No, this is not “World’s” events. If you’re looking for an article about the Cheerleading Worlds, you’ll have to look elsewhere. I was not there. I spent most of the weekend doing yard work. But I spent the very last two hours or the weekend sharing the news with our country and the world as the President announced that Osama Bin Laden had been killed.
Before I go any farther, here is the disclaimer. This is a blog about cheerleading. I have no plans of turning this into a political site. However, sometimes something happens that is too big to be ignored. It transcends ordinary boundaries and spills into every aspect of life. For instance, last night during the NY Mets game, when word got out about Bin Laden, the crowd spontaneously burst into chants of “USA, USA, USA.” Sports properly took a back seat, and a stadium of competing fans became united. So in this article, I mostly want to reflect on the current news. I have a few tie-ins to cheerleading stuff, but please forgive me that this is a little less grounded in cheering.
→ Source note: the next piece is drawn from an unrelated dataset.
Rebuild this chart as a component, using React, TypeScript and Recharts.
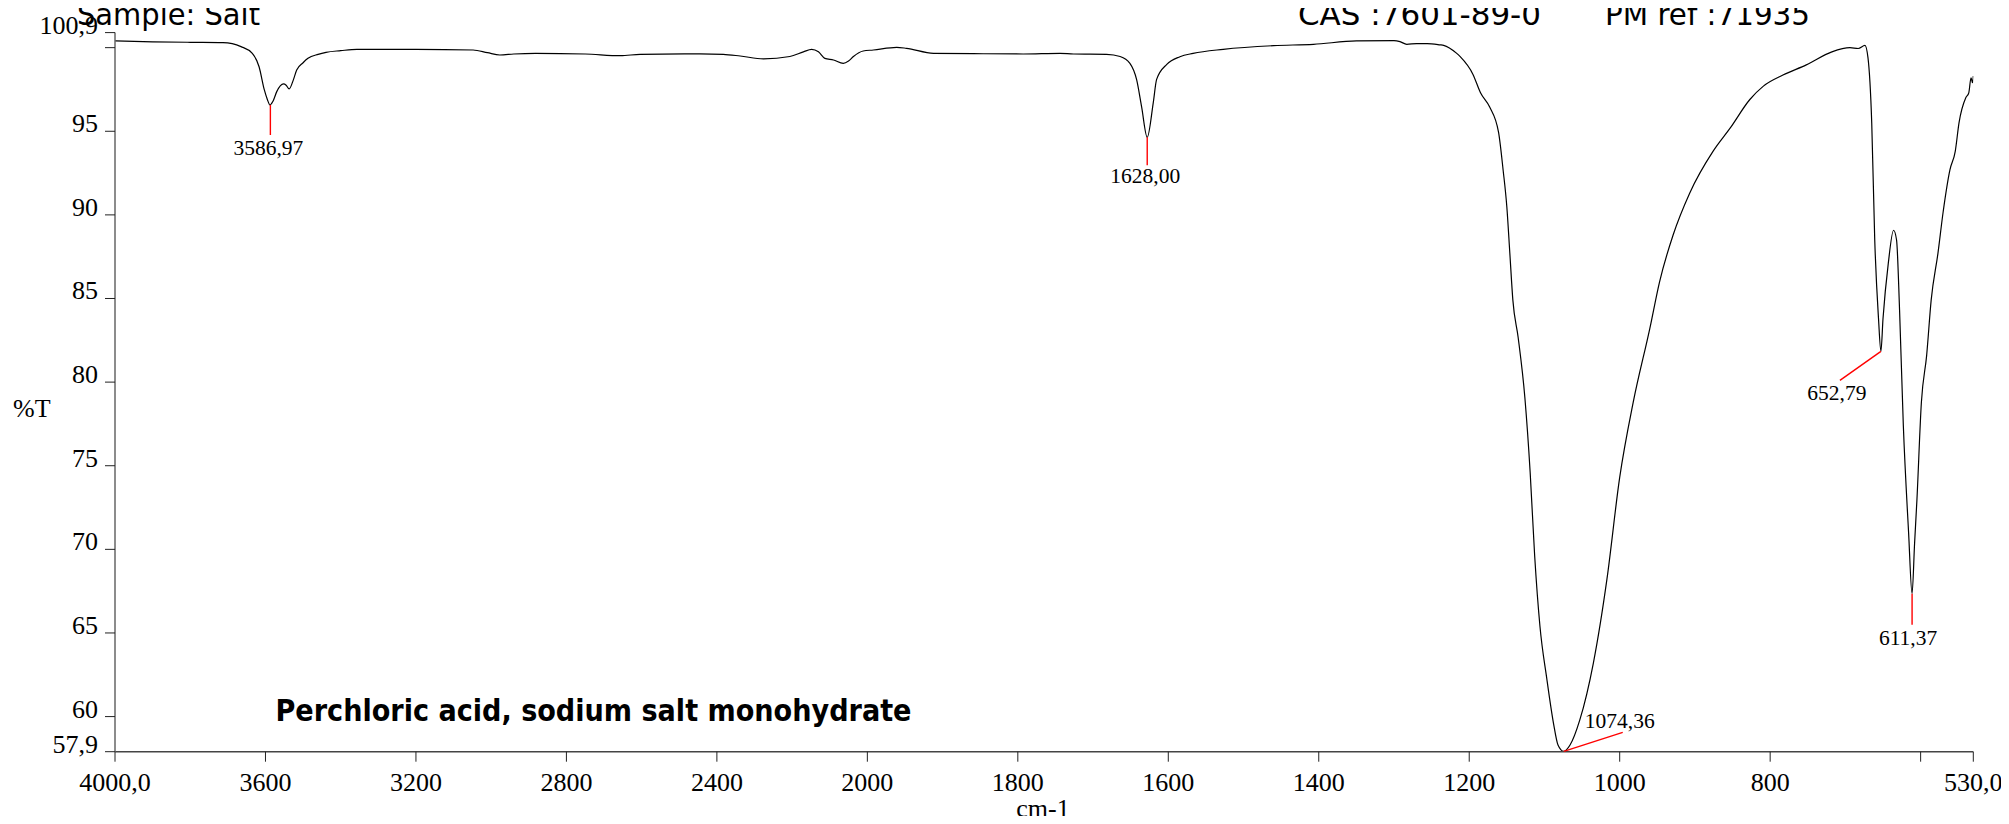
import React from 'react';
import { ComposedChart, Line, XAxis, YAxis, ReferenceDot } from 'recharts';

// ---- data ----
const wavenumbers = [
  4000, 3900, 3800, 3713, 3665, 3635, 3617, 3603, 3595, 3588, 3580, 3570, 3552, 3545, 3537, 3527,
  3517, 3500, 3487, 3460, 3439, 3400, 3357, 3200, 3048, 3010, 2977, 2940, 2882, 2750, 2656, 2604,
  2445, 2383, 2338, 2276, 2206, 2170, 2148, 2130, 2113, 2090, 2064, 2050, 2037, 2011, 1992, 1961,
  1948, 1912, 1859, 1793, 1744, 1726, 1682, 1664, 1651, 1642, 1635.5, 1628, 1620, 1615.5,
  1602, 1584.5, 1567, 1527, 1460, 1407, 1350, 1300, 1292, 1283, 1270, 1256, 1239, 1234, 1217, 1212,
  1195, 1185, 1173, 1161, 1155, 1150, 1146, 1142, 1135, 1126, 1119, 1113, 1106, 1097, 1088, 1082,
  1074.4, 1066, 1053, 1035, 1017, 1000, 982, 960, 947, 929, 907, 876, 853, 827, 809, 783, 752, 718,
  694, 683, 674, 670, 665, 661, 656, 652.8, 650, 643, 636, 632, 628, 623, 616, 611.4, 608, 605, 599,
  592, 586, 577, 570, 561, 554, 549, 540, 536, 533, 531, 530,
];
const transmittance = [
  100.4, 100.35, 100.32, 100.3, 100.06, 99.66, 98.86, 97.47, 96.9, 96.57, 96.8, 97.37, 97.83, 97.75, 97.53, 98.0,
  98.66, 99.1, 99.36, 99.6, 99.72, 99.82, 99.9, 99.9, 99.86, 99.7, 99.56, 99.62, 99.66, 99.62, 99.52, 99.6,
  99.63, 99.6, 99.5, 99.33, 99.47, 99.75, 99.9, 99.75, 99.36, 99.26, 99.06, 99.2, 99.47, 99.8, 99.86, 100.02,
  99.96, 99.66, 99.64, 99.62, 99.66, 99.62, 99.6, 99.47, 99.06, 98.07, 96.47, 94.64, 96.7, 98.1,
  99.0, 99.46, 99.66, 99.9, 100.12, 100.2, 100.4, 100.42, 100.36, 100.2, 100.24, 100.24, 100.17, 100.14, 99.67, 99.46,
  98.4, 97.3, 96.46, 94.93, 92.7, 90.47, 87.69, 84.9, 82.68, 79.05, 74.6, 69.6, 65.4, 62.3, 59.6, 58.3,
  57.92, 58.3, 59.8, 63.2, 68.2, 74.3, 78.8, 83.2, 86.0, 88.8, 91.3, 93.8, 95.2, 96.9, 97.7, 98.36, 98.97, 99.75,
  100.0, 99.95, 100.14, 99.4, 95.5, 88.5, 83.8, 81.84, 83.8, 87.1, 89.08, 88.5, 84.3, 77.4, 71.0, 67.35, 70.4, 72.9, 78.8,
  81.6, 84.9, 87.7, 90.2, 92.7, 93.8, 95.5, 97.0, 97.3, 98.2, 97.9, 98.3,
];

const xTickWavenumbers = [4000, 3600, 3200, 2800, 2400, 2000, 1800, 1600, 1400, 1200, 1000, 800, 600, 530];
const xTickLabels = ['4000,0', '3600', '3200', '2800', '2400', '2000', '1800', '1600', '1400', '1200', '1000', '800', '', '530,0'];
const yTickValues = [57.9, 60, 65, 70, 75, 80, 85, 90, 95, 100, 100.9];
const yTickLabels = ['57,9', '60', '65', '70', '75', '80', '85', '90', '95', '', '100,9'];

const peakWavenumbers = [3586.97, 1628.0, 1074.36, 652.79, 611.37];
const peakTransmittance = [96.57, 94.64, 57.92, 81.84, 67.35];
const peakLabels = ['3586,97', '1628,00', '1074,36', '652,79', '611,37'];

const titleLeft = 'Sample: Salt';
const titleCas = 'CAS :7601-89-0';
const titleRef = 'PM ref :71935';
const compoundName = 'Perchloric acid, sodium salt monohydrate';
const xAxisTitle = 'cm-1';
const yAxisTitle = '%T';

// ---- axis transform: scale doubles below 2000 cm-1 ----
const toPos = (w: number) => (w >= 2000 ? 4000 - w : 2000 + (2000 - w) * 2);
const X_MAX = toPos(530);

const specRows = wavenumbers.map((w, i) => ({ pos: toPos(w), T: transmittance[i] }));
const xTickPositions = xTickWavenumbers.map(toPos);

// ---- styles ----
const W = 1993;
const H = 808;
const SERIF = "'Liberation Serif', 'Times New Roman', serif";
const COMIC = "'Comic Sans MS', 'DejaVu Sans', sans-serif";

const peakMarks = [
  { lx: 0, ly: 30, tx: -2, ty: 50, anchor: 'middle' },
  { lx: 0, ly: 28, tx: -2, ty: 46, anchor: 'middle' },
  { lx: 59, ly: -19, tx: 21, ty: -23, anchor: 'start' },
  { lx: -41, ly: 29, tx: -44, ty: 49, anchor: 'middle' },
  { lx: 0, ly: 31, tx: -4, ty: 51, anchor: 'middle' },
];

const XTick = (props: any) => {
  const { x, y, payload } = props;
  const idx = xTickPositions.findIndex((p) => Math.abs(p - payload.value) < 0.01);
  const label = idx >= 0 ? xTickLabels[idx] : '';
  return (
    <text x={x} y={y + 27} textAnchor="middle" fontFamily={SERIF} fontSize={26} fill="#000">
      {label}
    </text>
  );
};

const YTick = (props: any) => {
  const { x, y, payload } = props;
  const idx = yTickValues.findIndex((v) => Math.abs(v - payload.value) < 0.001);
  const label = idx >= 0 ? yTickLabels[idx] : '';
  return (
    <text x={x - 5} y={y + 1} textAnchor="end" fontFamily={SERIF} fontSize={26} fill="#000">
      {label}
    </text>
  );
};

const makePeakShape = (i: number) => (props: any) => {
  const { cx, cy } = props;
  const m = peakMarks[i];
  return (
    <g>
      <line x1={cx} y1={cy} x2={cx + m.lx} y2={cy + m.ly} stroke="#ff0000" strokeWidth={1.4} />
      <text
        x={cx + m.tx}
        y={cy + m.ty}
        textAnchor={m.anchor as any}
        fontFamily={SERIF}
        fontSize={21.5}
        fill="#000"
      >
        {peakLabels[i]}
      </text>
    </g>
  );
};

export default function App() {
  return (
    <div style={{ position: 'relative', width: W, height: H, background: '#fff' }}>
      <ComposedChart
        width={W}
        height={H}
        data={specRows}
        margin={{ top: 24.6, right: 27.7, bottom: 24.3, left: 0 }}
      >
        <XAxis
          dataKey="pos"
          type="number"
          domain={[0, X_MAX]}
          ticks={xTickPositions}
          interval={0}
          allowDataOverflow
          height={40}
          tickSize={10}
          tickMargin={2}
          stroke="#444"
          tickLine={{ stroke: '#222' }}
          axisLine={{ stroke: '#444', strokeWidth: 1.5 }}
          tick={<XTick />}
        />
        <YAxis
          type="number"
          domain={[57.9, 100.9]}
          ticks={yTickValues}
          interval={0}
          allowDataOverflow
          width={107}
          tickSize={10}
          tickMargin={2}
          stroke="#555"
          tickLine={{ stroke: '#222' }}
          axisLine={{ stroke: '#666', strokeWidth: 1.5 }}
          tick={<YTick />}
        />
        <Line
          dataKey="T"
          type="monotone"
          stroke="#000"
          strokeWidth={1.2}
          dot={false}
          activeDot={false}
          isAnimationActive={false}
        />
        {peakWavenumbers.map((w, i) => (
          <ReferenceDot
            key={peakLabels[i]}
            x={toPos(w)}
            y={peakTransmittance[i]}
            r={0}
            ifOverflow="visible"
            shape={makePeakShape(i)}
          />
        ))}
      </ComposedChart>
      <svg
        width={W}
        height={H}
        style={{ position: 'absolute', left: 0, top: 0, overflow: 'visible', pointerEvents: 'none' }}
      >
        <text x={69} y={16.5} fontFamily={COMIC} fontSize={30} textLength={183} lengthAdjust="spacingAndGlyphs" fill="#000">
          {titleLeft}
        </text>
        <text x={1290} y={17} fontFamily={COMIC} fontSize={30} textLength={243} lengthAdjust="spacingAndGlyphs" fill="#000">
          {titleCas}
        </text>
        <text x={1597} y={17} fontFamily={COMIC} fontSize={30} textLength={205} lengthAdjust="spacingAndGlyphs" fill="#000">
          {titleRef}
        </text>
        <text x={267.5} y={712.7} fontFamily={COMIC} fontWeight="bold" fontSize={31} textLength={636} lengthAdjust="spacingAndGlyphs" fill="#000">
          {compoundName}
        </text>
        <text x={5} y={409} fontFamily={SERIF} fontSize={26} fill="#000">
          {yAxisTitle}
        </text>
        <text x={1035} y={809} textAnchor="middle" fontFamily={SERIF} fontSize={26} fill="#000">
          {xAxisTitle}
        </text>
      </svg>
    </div>
  );
}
My parents say they will always remember where they were when they heard that President Kennedy was assassinated. My generations Kennedy moment was September 11. I was in an accounting class. I was running an all star program and had decided I needed some formal accounting training (which wound up being very beneficial). Anyway, I was on campus for 4 hours because I had 2 classes and some down time between them. My older brother was taking the same classes with me. We talked about what had happened. We observed everyone walking around. There was a lot of disbelief. There was a lot of anger. In our second class that day, our professor gave us an opportunity to spend a few minutes at the start of class talking about what had happened. Some fool raised his hand and said he thought we (The USA) “had it coming.” If not for our level-headed professor the rest of the class might have run that guy right off the campus. It was around that time that I realized I had to figure out what to do with all star practices that night.
The gym was situated about 5 miles from a major Delta hub airport. Planes were landing and taking off literally non-stop to the point that you didn’t even hear or notice them. Driving to the gym that day after class, the silence was deafening. All air traffic had been grounded. I was used to seeing the long lines of jet wash chris crossing the sky. On this day, the skies were perfectly blue and eerily still.
When I got to the gym, there were dozens of messages to be returned. It became clear that a lot of people were choosing to spend that evening together as families. That was actually great, as I intended to do the same thing. I made practice optional for kids that wanted to come. It turns out that everyone called and said they would miss practice. I got to close up early. I spent that night like most people I knew, watching the news with my family.
While I was glued to the TV, it occurred to me that the emotion that I was feeling most, and that I think moved people to cling to their families, was fear. I was used to feeling safe. I mean, I locked my front door when I left the house. It wasn’t like things in the 50’s and 60’s. But I still basically felt like if a person was reasonably careful, they were unlikely to be a random victim of something horrible. Bin Laden changed that for me, and I think for a lot of us. He took the planes out of the sky and made the airspace around my gym a ghost town. He touched me with fear from all the way across the oceans in the Middle East, and I was angry that he had that power over me and the kids that I coached and their families. And the next day when I watched the President promise us justice, I was thankful that the person who caused my fear and caused so much pain to others would be punished.
And then, life went on. I got on a plane to coach my teams in Florida. People were still nervous. You noticed more security and more guns. They started checking our bags at the gates of the Magic Kingdom. People were a little nicer to strangers. I got on another plane a few weeks later to judge a competition. Life was moving on. People were getting less patient with long security lines. People were getting angry with the TSA and with each other. The great unity we all felt in the wake of 9/11 was dissipating.
Almost 10 years later, yesterday, we have come full circle. I now have another moment I will always remember. I was watching Donald Trump’s show, Celebrity Apprentice. It’s ironic since Trump and President Obama have been feuding in the media, that Trumps show got “trumped” by Obama’s announcement about Bin Laden. I actually thought it might have been a prank in poor taste. But when the news actually came on, it made me incredibly reflective about what had just happened.
I did not feel personally safer. The fear that I felt in 2001 had long since faded away. So had most of the anger. The country has muddled through a difficult decade since then. Our economy has faltered. Our progress in the wars has been slow. Our reputation as a country that gets things done has been questioned. So news that WE, the USA, finally fulfilled a 10-year-old promise was strangely powerful to me. I do not know what this will do for our country. I hope it will give us back some of the confidence, pride and unity that was lost. I do not feel like celebrating death, but I do believe in celebrating justice fulfilled.
Thanks for indulging me on this more personal blog. I will get a cheer article out soon.